Long-term TCO and executive decision guidance
From an executive perspective, the decision should be framed around long-term operating economics, not short-term software selection. The lowest initial subscription cost is rarely the lowest five-year cost. Leaders should compare not only licensing and implementation fees, but also integration maintenance, reporting reconciliation, upgrade effort, support fragmentation, process inefficiency, and the cost of delayed decision-making caused by inconsistent data.

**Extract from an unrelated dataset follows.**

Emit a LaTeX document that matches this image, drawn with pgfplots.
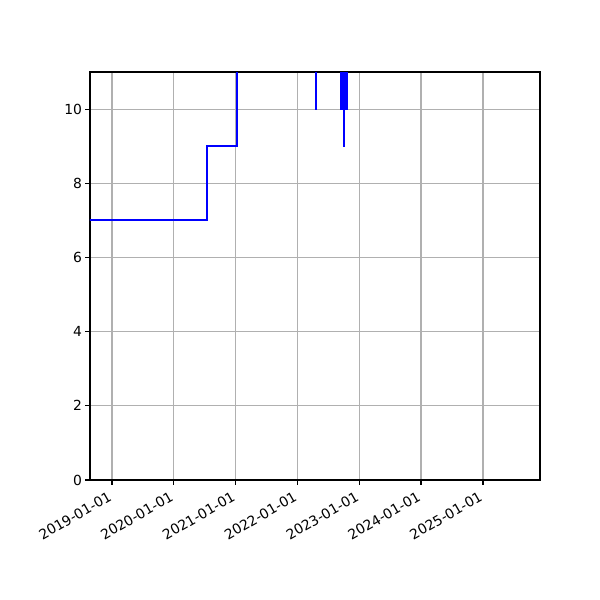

| If your priority is... | Best-fit direction | Why |
|---|---|---|
| Reducing system sprawl and integration debt | Odoo or unified distribution ERP | Native process coverage lowers connector and reconciliation burden |
| Rapid adoption of specialized point solutions | Cloud platform | Composable architecture supports targeted capability expansion |
| Balanced cost, flexibility, and operational control | Odoo | Suite breadth plus deployment and customization flexibility |
| Highly engineered digital differentiation | Cloud platform | Best-of-breed stack may better support unique customer-facing workflows |
| Structured growth across warehouses, entities, and channels | Odoo or distribution ERP | Unified data and process governance support scalable operations |
For most distributors in the mid-market, the practical recommendation is to favor a unified platform unless there is a clear strategic reason to maintain a composable stack. Odoo is often the strongest option when the business wants to modernize quickly, consolidate tools, improve operational visibility, and retain control over deployment and customization. A cloud platform strategy remains valid for organizations with mature integration governance and a compelling need for specialized applications. The right platform selection decision depends on whether the company is optimizing for operational coherence or architectural optionality.